Set problem: Go through the listing and set it down exactly, leaving out its pictures.

Dataset excerpt:
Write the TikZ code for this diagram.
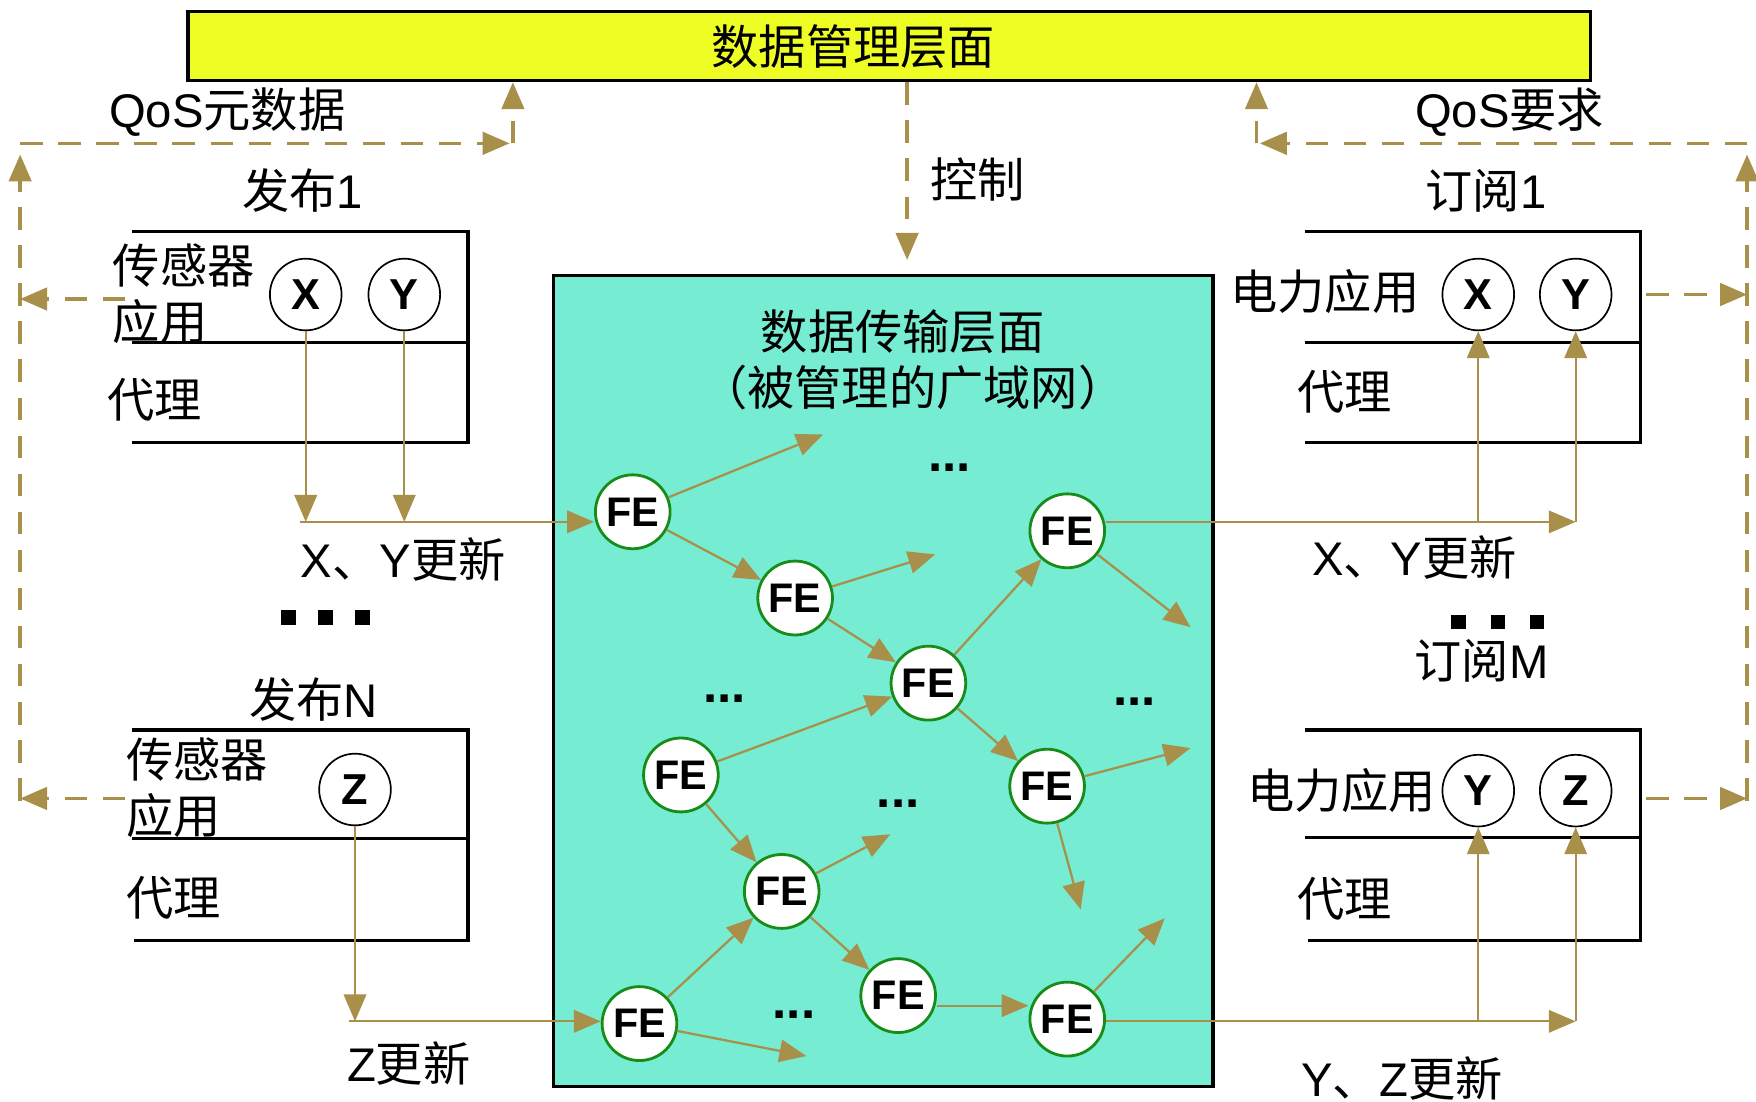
\documentclass[tikz,border=0pt]{standalone}
\usepackage{fontspec}
\setmainfont{Liberation Sans}
\newfontfamily\cjk{Noto Sans CJK SC}
\usetikzlibrary{arrows.meta,shapes.geometric,positioning}

\definecolor{mgmtyellow}{RGB}{238,254,36}
\definecolor{wanteal}{RGB}{118,236,210}
\definecolor{linkbrown}{RGB}{168,143,74}
\definecolor{fegreen}{RGB}{24,140,24}

\newcommand\zh[1]{{\cjk #1}}

\tikzset{
  lbl/.style={inner sep=0pt, font=\fontsize{12}{14.2}\selectfont},
  fe/.style={ellipse, draw=fegreen, line width=0.25mm, fill=white, minimum width=6.2mm,
    minimum height=6.6mm, inner sep=0pt, font=\fontsize{10.5}{10.5}\selectfont\bfseries},
  topic/.style={circle, draw, line width=0.15mm, minimum size=6.4mm, inner sep=0pt,
    font=\fontsize{11}{11}\selectfont\bfseries},
  flow/.style={linkbrown, line width=0.2mm, -{Triangle[length=2.4mm,width=2mm]}},
  qos/.style={flow, line width=0.3mm, dash pattern=on 2mm off 1.4mm},
  box/.style={line width=0.3mm},
}

\begin{document}
\begin{tikzpicture}[x=0.1mm, y=-0.1mm]
  \useasboundingbox (0,0) rectangle (1568,984);

  \node[draw, box, fill=mgmtyellow, minimum width=125.2mm, minimum height=6.2mm] (mgmt) at (794,41) {};
  \node[lbl] (mgmttxt) at (762,42) {\zh{数据管理层面}};

  \node[draw, box, fill=wanteal, minimum width=58.9mm, minimum height=72.4mm] (wan) at (788.5,608) {};
  \node[lbl] (wantitle) at (806,296) {\zh{数据传输层面}};
  \node[lbl] (wansub) at (815,346) {\zh{（被管理的广域网）}};

  \foreach \n/\p in {1/{(565,457)},2/{(710,534)},3/{(953,474)},4/{(829,610)},5/{(608,692)},
                     6/{(935,702)},7/{(698,796)},8/{(802,889)},9/{(571,914)},10/{(953,910)}}
    \node[fe] (F\n) at \p {FE};

  \foreach \a/\b in {1/2,2/4,4/3,4/6,5/4,5/7,7/8,9/7}
    \draw[flow] (F\a) -- (F\b);
  \draw[flow] (F8.east |- 0,898) -- (F10.west |- 0,898);

  \coordinate (s1) at (735,388);
  \coordinate (s2) at (835,495);
  \coordinate (s3) at (1063,560);
  \coordinate (s4) at (1063,668);
  \coordinate (s5) at (965,812);
  \coordinate (s6) at (795,745);
  \coordinate (s7) at (720,943);
  \coordinate (s8) at (1040,820);
  \foreach \a/\s in {1/1,2/2,3/3,6/4,6/5,7/6,9/7,10/8}
    \draw[flow] (F\a) -- (s\s);

  \foreach \p/\d in {{(848,418)}/1,{(647,624)}/2,{(1013,627)}/3,{(802,718)}/4,{(709,906)}/5}
    \node[inner sep=0pt, font=\fontsize{13}{13}\selectfont\bfseries] (dots\d) at \p {...};

  % publishers
  \draw[box] (118,207) -| (418,395) -- (118,395);
  \draw[box] (118,306) -- (418,306);
  \node[lbl] (pub1) at (270,170) {\zh{发布}1};
  \node[lbl, align=left, anchor=west] (sen1) at (100,262) {\zh{传感器}\\\zh{应用}};
  \node[lbl, anchor=west] (agt1) at (95,357) {\zh{代理}};
  \node[topic] (X1) at (273,263) {X};
  \node[topic] (Y1) at (361,263) {Y};

  \draw[box] (118,652) -| (418,840) -- (120,840);
  \draw[box] (118,749) -- (418,749);
  \node[lbl] (pubN) at (280,625) {\zh{发布}N};
  \node[lbl, align=left, anchor=west] (senN) at (112,703) {\zh{传感器}\\\zh{应用}};
  \node[lbl, anchor=west] (agtN) at (112,802) {\zh{代理}};
  \node[topic] (Z1) at (317,705) {Z};

  \foreach \i in {0,1,2} {
    \fill (251+33*\i,545) rectangle ++(13,13);
    \fill (1296+35*\i,549) rectangle ++(13,13);
  }

  % subscribers
  \draw[box] (1165,207) -| (1465,395) -- (1165,395);
  \draw[box] (1165,306) -- (1465,306);
  \node[lbl] (sub1) at (1327,170) {\zh{订阅}1};
  \node[lbl, anchor=west] (app1) at (1098,260) {\zh{电力应用}};
  \node[lbl, anchor=west] (agt2) at (1158,350) {\zh{代理}};
  \node[topic] (X2) at (1320,263) {X};
  \node[topic] (Y2) at (1407,263) {Y};

  \draw[box] (1165,652) -| (1465,840) -- (1168,840);
  \draw[box] (1165,748) -- (1465,748);
  \node[lbl] (subM) at (1323,590) {\zh{订阅}M};
  \node[lbl, anchor=west] (appM) at (1113,706) {\zh{电力应用}};
  \node[lbl, anchor=west] (agtM) at (1158,803) {\zh{代理}};
  \node[topic] (Y3) at (1320,706) {Y};
  \node[topic] (Z3) at (1407,706) {Z};

  % updates
  \coordinate (xyin) at (268,466);
  \draw[flow] (X1) -- (X1 |- xyin);
  \draw[flow] (Y1) -- (Y1 |- xyin);
  \draw[flow] (xyin) -- (xyin -| F1.west);
  \node[lbl] (xyupd1) at (360,500) {X\zh{、}Y\zh{更新}};

  \coordinate (zin) at (312,912);
  \draw[flow] (Z1) -- (Z1 |- zin);
  \draw[flow] (zin) -- (zin -| F9.west);
  \node[lbl] (zupd) at (365,950) {Z\zh{更新}};

  \coordinate (xyout) at (1407,466);
  \draw[flow] (F3.east |- xyout) -- (xyout);
  \draw[flow] (xyout) -- (Y2);
  \draw[flow] (X2 |- xyout) -- (X2);
  \node[lbl] (xyupd2) at (1263,498) {X\zh{、}Y\zh{更新}};

  \coordinate (zout) at (1407,912);
  \draw[flow] (F10.east |- zout) -- (zout);
  \draw[flow] (zout) -- (Z3);
  \draw[flow] (Y3 |- zout) -- (Y3);
  \node[lbl] (yzupd) at (1252,963) {Y\zh{、}Z\zh{更新}};

  % qos
  \coordinate (qlt) at (18,128);
  \coordinate (qlb) at (18,715);
  \coordinate (qlm) at (458,128);
  \coordinate (qp1) at (112,267);
  \coordinate (qpN) at (112,713);
  \draw[qos, shorten >=1mm] (qlb) -- (qlt);
  \draw[qos, shorten >=0.3mm] (qlt) -- (qlm);
  \draw[qos] (qlm) -- (qlm |- mgmt.south);
  \draw[qos] (qp1) -- (qp1 -| qlt);
  \draw[qos] (qpN) -- (qpN -| qlt);
  \node[lbl] (qosmeta) at (203,100) {QoS\zh{元数据}};

  \coordinate (qrt) at (1560,128);
  \coordinate (qrb) at (1560,715);
  \coordinate (qrm) at (1122,128);
  \coordinate (qs1) at (1470,263);
  \coordinate (qsM) at (1470,713);
  \draw[qos, shorten >=1mm] (qrb) -- (qrt);
  \draw[qos, shorten >=0.3mm] (qrt) -- (qrm);
  \draw[qos] (qrm) -- (qrm |- mgmt.south);
  \draw[qos] (qs1) -- (qs1 -| qrt);
  \draw[qos] (qsM) -- (qsM -| qrt);
  \node[lbl] (qosreq) at (1348,100) {QoS\zh{要求}};

  \coordinate (ctl) at (810,232);
  \draw[qos] (ctl |- mgmt.south) -- (ctl);
  \node[lbl] (ctltxt) at (873,160) {\zh{控制}};
\end{tikzpicture}
\end{document}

Written answer:
Write the TikZ code for this diagram.
\documentclass[tikz,border=0pt]{standalone}
\usepackage{fontspec}
\setmainfont{Liberation Sans}
\newfontfamily\cjk{Noto Sans CJK SC}
\usetikzlibrary{arrows.meta,shapes.geometric,positioning}

\definecolor{mgmtyellow}{RGB}{238,254,36}
\definecolor{wanteal}{RGB}{118,236,210}
\definecolor{linkbrown}{RGB}{168,143,74}
\definecolor{fegreen}{RGB}{24,140,24}

\newcommand\zh[1]{{\cjk #1}}

\tikzset{
  lbl/.style={inner sep=0pt, font=\fontsize{12}{14.2}\selectfont},
  fe/.style={ellipse, draw=fegreen, line width=0.25mm, fill=white, minimum width=6.2mm,
    minimum height=6.6mm, inner sep=0pt, font=\fontsize{10.5}{10.5}\selectfont\bfseries},
  topic/.style={circle, draw, line width=0.15mm, minimum size=6.4mm, inner sep=0pt,
    font=\fontsize{11}{11}\selectfont\bfseries},
  flow/.style={linkbrown, line width=0.2mm, -{Triangle[length=2.4mm,width=2mm]}},
  qos/.style={flow, line width=0.3mm, dash pattern=on 2mm off 1.4mm},
  box/.style={line width=0.3mm},
}

\begin{document}
\begin{tikzpicture}[x=0.1mm, y=-0.1mm]
  \useasboundingbox (0,0) rectangle (1568,984);

  \node[draw, box, fill=mgmtyellow, minimum width=125.2mm, minimum height=6.2mm] (mgmt) at (794,41) {};
  \node[lbl] (mgmttxt) at (762,42) {\zh{数据管理层面}};

  \node[draw, box, fill=wanteal, minimum width=58.9mm, minimum height=72.4mm] (wan) at (788.5,608) {};
  \node[lbl] (wantitle) at (806,296) {\zh{数据传输层面}};
  \node[lbl] (wansub) at (815,346) {\zh{（被管理的广域网）}};

  \foreach \n/\p in {1/{(565,457)},2/{(710,534)},3/{(953,474)},4/{(829,610)},5/{(608,692)},
                     6/{(935,702)},7/{(698,796)},8/{(802,889)},9/{(571,914)},10/{(953,910)}}
    \node[fe] (F\n) at \p {FE};

  \foreach \a/\b in {1/2,2/4,4/3,4/6,5/4,5/7,7/8,9/7}
    \draw[flow] (F\a) -- (F\b);
  \draw[flow] (F8.east |- 0,898) -- (F10.west |- 0,898);

  \coordinate (s1) at (735,388);
  \coordinate (s2) at (835,495);
  \coordinate (s3) at (1063,560);
  \coordinate (s4) at (1063,668);
  \coordinate (s5) at (965,812);
  \coordinate (s6) at (795,745);
  \coordinate (s7) at (720,943);
  \coordinate (s8) at (1040,820);
  \foreach \a/\s in {1/1,2/2,3/3,6/4,6/5,7/6,9/7,10/8}
    \draw[flow] (F\a) -- (s\s);

  \foreach \p/\d in {{(848,418)}/1,{(647,624)}/2,{(1013,627)}/3,{(802,718)}/4,{(709,906)}/5}
    \node[inner sep=0pt, font=\fontsize{13}{13}\selectfont\bfseries] (dots\d) at \p {...};

  % publishers
  \draw[box] (118,207) -| (418,395) -- (118,395);
  \draw[box] (118,306) -- (418,306);
  \node[lbl] (pub1) at (270,170) {\zh{发布}1};
  \node[lbl, align=left, anchor=west] (sen1) at (100,262) {\zh{传感器}\\\zh{应用}};
  \node[lbl, anchor=west] (agt1) at (95,357) {\zh{代理}};
  \node[topic] (X1) at (273,263) {X};
  \node[topic] (Y1) at (361,263) {Y};

  \draw[box] (118,652) -| (418,840) -- (120,840);
  \draw[box] (118,749) -- (418,749);
  \node[lbl] (pubN) at (280,625) {\zh{发布}N};
  \node[lbl, align=left, anchor=west] (senN) at (112,703) {\zh{传感器}\\\zh{应用}};
  \node[lbl, anchor=west] (agtN) at (112,802) {\zh{代理}};
  \node[topic] (Z1) at (317,705) {Z};

  \foreach \i in {0,1,2} {
    \fill (251+33*\i,545) rectangle ++(13,13);
    \fill (1296+35*\i,549) rectangle ++(13,13);
  }

  % subscribers
  \draw[box] (1165,207) -| (1465,395) -- (1165,395);
  \draw[box] (1165,306) -- (1465,306);
  \node[lbl] (sub1) at (1327,170) {\zh{订阅}1};
  \node[lbl, anchor=west] (app1) at (1098,260) {\zh{电力应用}};
  \node[lbl, anchor=west] (agt2) at (1158,350) {\zh{代理}};
  \node[topic] (X2) at (1320,263) {X};
  \node[topic] (Y2) at (1407,263) {Y};

  \draw[box] (1165,652) -| (1465,840) -- (1168,840);
  \draw[box] (1165,748) -- (1465,748);
  \node[lbl] (subM) at (1323,590) {\zh{订阅}M};
  \node[lbl, anchor=west] (appM) at (1113,706) {\zh{电力应用}};
  \node[lbl, anchor=west] (agtM) at (1158,803) {\zh{代理}};
  \node[topic] (Y3) at (1320,706) {Y};
  \node[topic] (Z3) at (1407,706) {Z};

  % updates
  \coordinate (xyin) at (268,466);
  \draw[flow] (X1) -- (X1 |- xyin);
  \draw[flow] (Y1) -- (Y1 |- xyin);
  \draw[flow] (xyin) -- (xyin -| F1.west);
  \node[lbl] (xyupd1) at (360,500) {X\zh{、}Y\zh{更新}};

  \coordinate (zin) at (312,912);
  \draw[flow] (Z1) -- (Z1 |- zin);
  \draw[flow] (zin) -- (zin -| F9.west);
  \node[lbl] (zupd) at (365,950) {Z\zh{更新}};

  \coordinate (xyout) at (1407,466);
  \draw[flow] (F3.east |- xyout) -- (xyout);
  \draw[flow] (xyout) -- (Y2);
  \draw[flow] (X2 |- xyout) -- (X2);
  \node[lbl] (xyupd2) at (1263,498) {X\zh{、}Y\zh{更新}};

  \coordinate (zout) at (1407,912);
  \draw[flow] (F10.east |- zout) -- (zout);
  \draw[flow] (zout) -- (Z3);
  \draw[flow] (Y3 |- zout) -- (Y3);
  \node[lbl] (yzupd) at (1252,963) {Y\zh{、}Z\zh{更新}};

  % qos
  \coordinate (qlt) at (18,128);
  \coordinate (qlb) at (18,715);
  \coordinate (qlm) at (458,128);
  \coordinate (qp1) at (112,267);
  \coordinate (qpN) at (112,713);
  \draw[qos, shorten >=1mm] (qlb) -- (qlt);
  \draw[qos, shorten >=0.3mm] (qlt) -- (qlm);
  \draw[qos] (qlm) -- (qlm |- mgmt.south);
  \draw[qos] (qp1) -- (qp1 -| qlt);
  \draw[qos] (qpN) -- (qpN -| qlt);
  \node[lbl] (qosmeta) at (203,100) {QoS\zh{元数据}};

  \coordinate (qrt) at (1560,128);
  \coordinate (qrb) at (1560,715);
  \coordinate (qrm) at (1122,128);
  \coordinate (qs1) at (1470,263);
  \coordinate (qsM) at (1470,713);
  \draw[qos, shorten >=1mm] (qrb) -- (qrt);
  \draw[qos, shorten >=0.3mm] (qrt) -- (qrm);
  \draw[qos] (qrm) -- (qrm |- mgmt.south);
  \draw[qos] (qs1) -- (qs1 -| qrt);
  \draw[qos] (qsM) -- (qsM -| qrt);
  \node[lbl] (qosreq) at (1348,100) {QoS\zh{要求}};

  \coordinate (ctl) at (810,232);
  \draw[qos] (ctl |- mgmt.south) -- (ctl);
  \node[lbl] (ctltxt) at (873,160) {\zh{控制}};
\end{tikzpicture}
\end{document}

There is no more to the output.